There’s a profound irony here. Usually, it's the kids rebelling against the adults. But in The Adult Empire Strikes Back, it’s the grown-ups who want to break free. They long for a return to their youth, an escape from responsibility, dull jobs, and domestic monotony. Their rebellion is not forward, but backward. They want to relive a romanticized version of their childhood.

Ken and his partner, Chako, are the perfect tragic antagonists. They're not evil. They’re disillusioned adults who’ve chosen to live in a cinematic memory of a Japan that no longer exists. They're haunted by the death of dreams, by the weight of reality. The adult world has failed them—and this nostalgia, this Expo—is their rebellion.

But Shinchan? He’s the unexpected counterbalance. A child, deeply entrenched in the present, immune to nostalgia, who values life’s messy now more than any idealized then.

Childhood as a Superpower

What makes Shinchan such a powerful protagonist here isn’t strength or genius—it’s his raw, unfiltered love for his family. When his parents, Hiroshi and Misae, fall under the nostalgia spell, it’s not brute force or lectures that bring them back. It’s memory.

The most iconic scene of the film—arguably one of the most powerful in anime history—is Hiroshi’s flashback sequence. As he sits, dazed by the past, Shinchan places a box of smelly socks under his father’s nose. The smell snaps Hiroshi back to reality, triggering a flood of memories: meeting Misae, Shinchan’s birth, family moments big and small. It’s a moment of almost unbearable emotional honesty. The film reminds us that the beauty of life lies not in golden memories of youth, but in the daily grind of adulthood—with all its chaos, love, and imperfection.

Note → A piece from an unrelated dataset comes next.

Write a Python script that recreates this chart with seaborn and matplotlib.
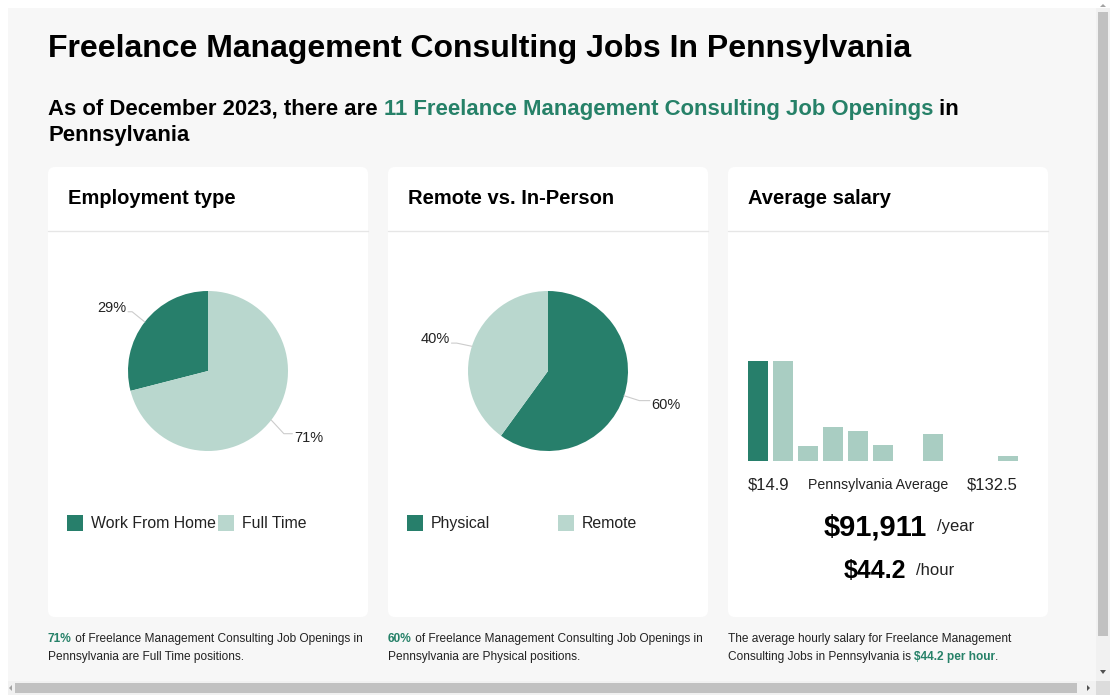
import numpy as np
import pandas as pd
import matplotlib
matplotlib.use('Agg')
import matplotlib.pyplot as plt
import seaborn as sns
from matplotlib.patches import FancyBboxPatch, Rectangle, Polygon

# ── Data ──────────────────────────────────────────────────────────────────────
employment_labels = ['Work From Home', 'Full Time']
employment_values = [29, 71]

remote_labels = ['Physical', 'Remote']
remote_values = [60, 40]

# relative share of openings per hourly-salary bin ($14.9 .. $132.5)
salary_bins   = ['b1', 'b2', 'b3', 'b4', 'b5', 'b6', 'b7', 'b8', 'b9', 'b10', 'b11']
salary_counts = [100, 100, 15.5, 34.5, 30.5, 16.5, 0, 27, 0, 0, 5.5]
salary_min, salary_max = '$14.9', '$132.5'
avg_year, avg_hour = '$91,911', '$44.2'

DARK   = '#277f6b'
LIGHT  = '#b9d7ce'
BARLT  = '#a9cdc2'
GREEN  = '#268168'
PAGE   = '#f7f7f7'
TXT    = '#222222'

sns.set_theme(style='white')
plt.rcParams['font.family'] = ['Liberation Sans', 'DejaVu Sans']

W, H = 1110, 695
fig = plt.figure(figsize=(W / 100, H / 100), dpi=100)
fig.patch.set_facecolor('white')

# background axes in pixel coordinates
bg = fig.add_axes([0, 0, 1, 1])
bg.set_xlim(0, W)
bg.set_ylim(H, 0)
bg.axis('off')
bg.add_patch(Rectangle((8, 8), W - 8, H - 8, color=PAGE, lw=0))

# ── Scrollbars ────────────────────────────────────────────────────────────────
bg.add_patch(Rectangle((1096, 8), 14, 673, color='#f1f1f1', lw=0))
bg.add_patch(Rectangle((1098, 12), 10, 624, color='#c1c1c1', lw=0))
bg.add_patch(Rectangle((8, 681), 1088, 14, color='#f1f1f1', lw=0))
bg.add_patch(Rectangle((15, 683), 1062, 10, color='#c1c1c1', lw=0))
bg.add_patch(Rectangle((1096, 681), 14, 14, color='#dcdcdc', lw=0))
bg.add_patch(Polygon([(1100, 7), (1106, 7), (1103, 4)], color='#a3a3a3', lw=0))
bg.add_patch(Polygon([(1100, 670), (1106, 670), (1103, 674)], color='#505050', lw=0))
bg.add_patch(Polygon([(12, 685), (12, 691), (9, 688)], color='#a3a3a3', lw=0))
bg.add_patch(Polygon([(1087, 685), (1087, 691), (1090, 688)], color='#505050', lw=0))

# ── Title & subtitle ──────────────────────────────────────────────────────────
bg.text(48, 57.5, 'Freelance Management Consulting Jobs In Pennsylvania',
        fontsize=23, fontweight='bold', color='black', va='baseline')

t1 = bg.text(48, 115, 'As of December 2023, there are ', fontsize=15.9,
             fontweight='bold', color='black', va='baseline')
t2 = bg.annotate('11 Freelance Management Consulting Job Openings',
                 xy=(1, 0), xycoords=t1, va='bottom', fontsize=15.9,
                 fontweight='bold', color=GREEN)
bg.annotate(' in', xy=(1, 0), xycoords=t2, va='bottom', fontsize=15.9,
            fontweight='bold', color='black')
bg.text(48, 141, 'Pennsylvania', fontsize=15.9, fontweight='bold',
        color='black', va='baseline')

# ── Cards ─────────────────────────────────────────────────────────────────────
card_x = [48, 388, 728]
card_titles = ['Employment type', 'Remote vs. In-Person', 'Average salary']
for x0, title in zip(card_x, card_titles):
    bg.add_patch(FancyBboxPatch((x0, 167), 320, 450,
                                boxstyle='round,pad=0,rounding_size=7',
                                fc='white', ec='none'))
    bg.plot([x0, x0 + 320], [230.5, 230.5], color='#e6e6e6', lw=1)
    bg.text(x0 + 20, 204.5, title, fontsize=14.5, fontweight='bold',
            color='black', va='baseline')


# ── Pies ──────────────────────────────────────────────────────────────────────
def draw_pie(cx, values, counterclock):
    ax = fig.add_axes([(cx - 160) / W, 1 - (371 + 120) / H, 320 / W, 240 / H])
    wedges, _ = ax.pie(values, colors=[DARK, LIGHT], startangle=90,
                       counterclock=counterclock, radius=1,
                       wedgeprops=dict(linewidth=0))
    ax.set_xlim(-2, 2)
    ax.set_ylim(-1.5, 1.5)
    ax.set_aspect('equal')
    ax.axis('off')
    for w, v in zip(wedges, values):
        mid = np.deg2rad((w.theta1 + w.theta2) / 2)
        c, s = np.cos(mid), np.sin(mid)
        side = 1 if c > 0 else -1
        r_lab = 1.36 if side > 0 else 1.29
        lx, ly = r_lab * c, r_lab * s
        p0 = (1.0 * c, 1.0 * s)
        p1 = (1.2 * c, ly - 0.05 * np.sign(s))
        p2 = (lx - side * 0.02, p1[1])
        ax.plot([p0[0], p1[0], p2[0]], [p0[1], p1[1], p2[1]],
                color='#cccccc', lw=0.8, clip_on=False)
        ax.text(lx, ly, f'{v}%', fontsize=10.5, color=TXT,
                ha='left' if side > 0 else 'right', va='center')
    return ax


draw_pie(208, employment_values, counterclock=True)
draw_pie(548, remote_values, counterclock=False)


def draw_legend(x_sq, x_txt, labels):
    for xs, xt, lab, col in zip(x_sq, x_txt, labels, [DARK, LIGHT]):
        bg.add_patch(Rectangle((xs, 515), 16, 16, color=col, lw=0))
        bg.text(xt, 528, lab, fontsize=11.4, color=TXT, va='baseline')


draw_legend([67, 218], [91, 242], employment_labels)
draw_legend([407, 558], [431, 582], remote_labels)

# ── Salary histogram ──────────────────────────────────────────────────────────
bar_ax = fig.add_axes([745.5 / W, 1 - 461 / H, 275 / W, 100 / H])
sal = pd.DataFrame({'bin': salary_bins, 'count': salary_counts,
                    'grp': ['low'] + ['rest'] * (len(salary_bins) - 1)})
sns.barplot(data=sal, x='bin', y='count', hue='grp',
            palette={'low': DARK, 'rest': BARLT}, width=0.8, saturation=1,
            dodge=False, legend=False, ax=bar_ax, linewidth=0)
bar_ax.set_xlim(-0.5, len(salary_bins) - 0.5)
bar_ax.set_ylim(0, max(salary_counts))
bar_ax.axis('off')

bg.text(748, 489.5, salary_min, fontsize=12, color=TXT, va='baseline')
bg.text(878, 489, 'Pennsylvania Average', fontsize=10.2, color=TXT,
        va='baseline', ha='center')
bg.text(1018, 489.5, salary_max, fontsize=12, color=TXT, va='baseline',
        ha='right')
bg.text(824, 535, avg_year, fontsize=21, fontweight='bold', color='black',
        va='baseline')
bg.text(937, 531, '/year', fontsize=12, color=TXT, va='baseline')
bg.text(844, 578, avg_hour, fontsize=18, fontweight='bold', color='black',
        va='baseline')
bg.text(916, 575, '/hour', fontsize=12, color=TXT, va='baseline')

# ── Footnotes ─────────────────────────────────────────────────────────────────
fs = 8.6
f1 = bg.text(48, 642, f'{employment_values[1]}%', fontsize=fs,
             fontweight='bold', color=GREEN, va='baseline')
bg.annotate(' of Freelance Management Consulting Job Openings in', xy=(1, 0),
            xycoords=f1, va='bottom', fontsize=fs, color=TXT)
bg.text(48, 660, 'Pennsylvania are Full Time positions.', fontsize=fs,
        color=TXT, va='baseline')

f2 = bg.text(388, 642, f'{remote_values[0]}%', fontsize=fs,
             fontweight='bold', color=GREEN, va='baseline')
bg.annotate(' of Freelance Management Consulting Job Openings in', xy=(1, 0),
            xycoords=f2, va='bottom', fontsize=fs, color=TXT)
bg.text(388, 660, 'Pennsylvania are Physical positions.', fontsize=fs,
        color=TXT, va='baseline')

bg.text(728, 642, 'The average hourly salary for Freelance Management',
        fontsize=fs, color=TXT, va='baseline')
f3 = bg.text(728, 660, 'Consulting Jobs in Pennsylvania is ', fontsize=fs,
             color=TXT, va='baseline')
f4 = bg.annotate(f'{avg_hour} per hour', xy=(1, 0), xycoords=f3, va='bottom',
                 fontsize=fs, fontweight='bold', color=GREEN)
bg.annotate('.', xy=(1, 0), xycoords=f4, va='bottom', fontsize=fs,
            color=TXT)

fig.savefig('out.png', dpi=100, facecolor=fig.get_facecolor())
plt.close(fig)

Childhood, in this film, isn’t something to escape to. It’s something to cherish, to protect, and eventually, to pass through with grace.

Nostalgia as Addiction

In many ways, The Adult Empire Strikes Back predicted something we now live with daily: nostalgia as a product. Think of retro reboots, vintage filters, and our obsession with the 80s, 90s, and early 2000s. The film critiques not just personal nostalgia, but a society that packages and sells it back to us like a drug.

The adults in the film aren't just reminiscing—they're addicted. They’ve abandoned their kids, their jobs, and their futures for a world that doesn’t exist anymore. It’s a cautionary tale about what happens when we allow our yearning for the past to eclipse our present.

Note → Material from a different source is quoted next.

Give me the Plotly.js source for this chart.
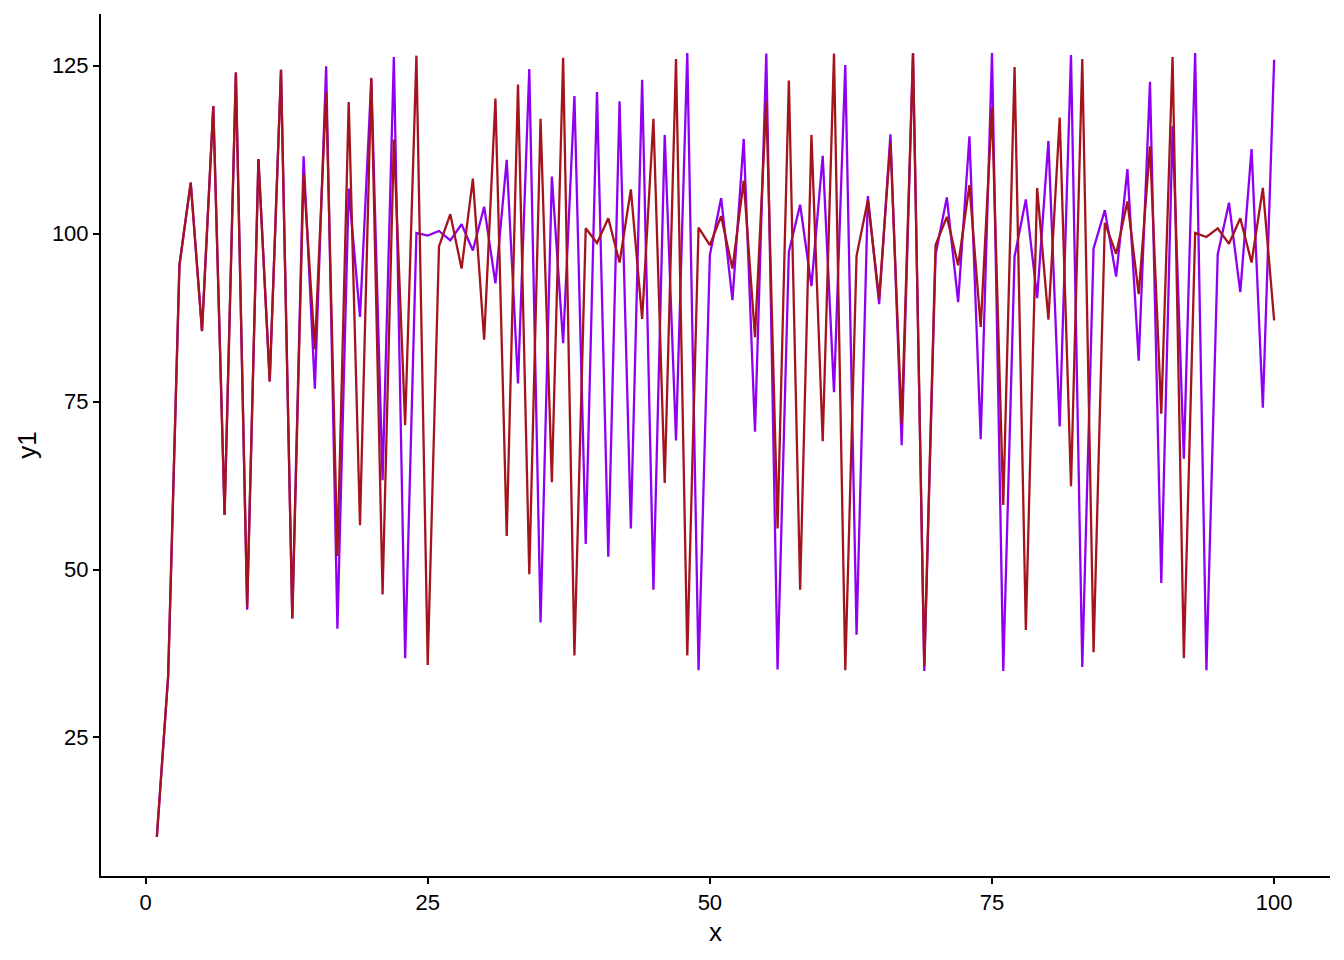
<!DOCTYPE html>
<html>
<head>
<meta charset="utf-8">
<script src="https://cdn.plot.ly/plotly-3.0.1.min.js"></script>
<style>
  html, body { margin: 0; padding: 0; background: #fff; }
  #chart { width: 1344px; height: 960px; }
</style>
</head>
<body>
<div id="chart"></div>
<script>
// x positions 1..100
const x = [];
for (let i = 1; i <= 100; i++) x.push(i);

// purple series
const y1 = [
  10.2, 34.1, 95.3, 107.6, 85.5, 119.0, 58.1, 124.0, 44.0, 111.1,
  78.0, 124.4, 42.7, 111.5, 76.9, 124.9, 41.2, 106.7, 87.6, 123.0,
  63.3, 126.3, 36.8, 100.1, 99.7, 100.4, 99.0, 101.4, 97.5, 104.0,
  92.6, 111.0, 77.7, 124.5, 42.1, 108.5, 83.7, 120.5, 53.8, 121.1,
  51.9, 119.7, 56.1, 122.9, 47.0, 114.7, 69.2, 126.9, 35.0, 96.8,
  105.3, 90.1, 114.1, 70.5, 126.8, 35.1, 97.3, 104.3, 92.2, 111.6,
  76.4, 125.1, 40.3, 105.6, 89.5, 114.8, 68.5, 126.9, 34.9, 96.9,
  105.4, 89.8, 114.5, 69.4, 126.9, 34.9, 96.6, 105.1, 90.4, 113.8,
  71.3, 126.6, 35.5, 97.8, 103.5, 93.6, 109.6, 81.1, 122.6, 48.0,
  116.0, 66.5, 126.9, 35.0, 96.9, 104.6, 91.3, 112.6, 74.1, 125.9
];

// dark red series
const y2 = [
  10.2, 34.1, 95.3, 107.6, 85.5, 119.0, 58.1, 124.0, 44.4, 111.1,
  78.0, 124.4, 42.7, 108.9, 82.8, 121.1, 52.0, 119.6, 56.6, 123.2,
  46.3, 114.0, 71.5, 126.5, 35.8, 98.1, 102.9, 94.8, 108.2, 84.2,
  120.1, 55.0, 122.2, 49.3, 117.1, 63.0, 126.2, 37.2, 100.8, 98.6,
  102.3, 95.7, 106.6, 87.3, 117.1, 62.9, 126.0, 37.2, 100.9, 98.3,
  102.6, 94.8, 107.9, 84.6, 119.7, 56.1, 122.8, 47.0, 114.7, 69.1,
  126.8, 35.0, 96.7, 105.0, 90.4, 113.6, 71.7, 126.8, 35.6, 98.3,
  102.5, 95.3, 107.2, 86.1, 118.8, 59.6, 124.8, 41.0, 106.8, 87.2,
  117.3, 62.4, 126.0, 37.7, 101.6, 97.0, 104.8, 91.0, 113.0, 73.2,
  126.3, 36.8, 100.1, 99.5, 100.8, 98.5, 102.3, 95.7, 106.8, 87.1
];

const xTicks = [0, 25, 50, 75, 100];
const yTicks = [25, 50, 75, 100, 125];

const font = 'Liberation Sans, Arial, Helvetica, sans-serif';

const data = [
  {
    type: 'scatter',
    mode: 'lines',
    x: x,
    y: y1,
    name: 'y1',
    line: { color: '#9000F0', width: 2.3 },
    showlegend: false
  },
  {
    type: 'scatter',
    mode: 'lines',
    x: x,
    y: y2,
    name: 'y2',
    line: { color: '#A3141C', width: 2.3 },
    showlegend: false
  }
];

const layout = {
  width: 1344,
  height: 960,
  paper_bgcolor: '#ffffff',
  plot_bgcolor: '#ffffff',
  margin: { l: 101, r: 14, t: 14, b: 84 },
  font: { family: font, color: '#000000' },
  xaxis: {
    range: [-3.95, 104.95],
    tickvals: xTicks,
    ticktext: xTicks.map(String),
    ticks: 'outside',
    ticklen: 6,
    tickwidth: 2,
    tickcolor: '#000000',
    tickfont: { size: 22, color: '#000000' },
    showline: true,
    linecolor: '#000000',
    linewidth: 2,
    showgrid: false,
    zeroline: false,
    title: { text: 'x', font: { size: 26, color: '#000000' }, standoff: 8 }
  },
  yaxis: {
    range: [4.37, 132.7],
    tickvals: yTicks,
    ticktext: yTicks.map(String),
    ticks: 'outside',
    ticklen: 6,
    tickwidth: 2,
    tickcolor: '#000000',
    tickfont: { size: 22, color: '#000000' },
    showline: true,
    linecolor: '#000000',
    linewidth: 2,
    showgrid: false,
    zeroline: false,
    title: { text: 'y1', font: { size: 26, color: '#000000' }, standoff: 8 }
  }
};

Plotly.newPlot('chart', data, layout, { staticPlot: true, displayModeBar: false });
</script>
</body>
</html>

A Visual and Musical Elegy

Director Keiichi Hara crafts a visual language that shifts with the story. The Expo scenes are drenched in a dreamy sepia, soft and glowing. In contrast, the “real world” is rougher, grittier—but more alive. As the movie progresses, the colors become bolder, more vibrant, reflecting the rekindling of the adult world.

The score, too, is steeped in Showa nostalgia. Old-school pop and folk melodies are interspersed with original compositions that swell during moments of realization and change. The music doesn’t just accompany the story—it mourns the past and celebrates the present.

More Than a Children’s Movie

Calling The Adult Empire Strikes Back a “children’s movie” is technically correct but misleading. It’s about childhood, yes, but it’s made for anyone who has ever looked back wistfully and wondered, “Where did those days go?” It's a film that forces you to confront your present—to ask whether you’re living a life worth remembering or hiding in memories to avoid the pain of now.

Shinchan may not have changed—he’s still loud, crude, and kind of gross—but in this film, he represents something rare: the soul of the future. Messy, chaotic, full of poop jokes—but unbreakable in spirit.

Final Thoughts: The Future Belongs to Shinchan

Shinchan: The Adult Empire Strikes Back is a love letter to the forgotten parts of adulthood: not the glory days, but the mundane ones. It’s about dinner tables, laundry, laughter, crying babies, and early morning commutes. It’s about choosing life over illusion.

In the end, it's not nostalgia or rebellion that saves the day. It’s a five-year-old boy who misses his parents. That’s the quiet revolution at the heart of this story.

And maybe that’s the most adult thing of all.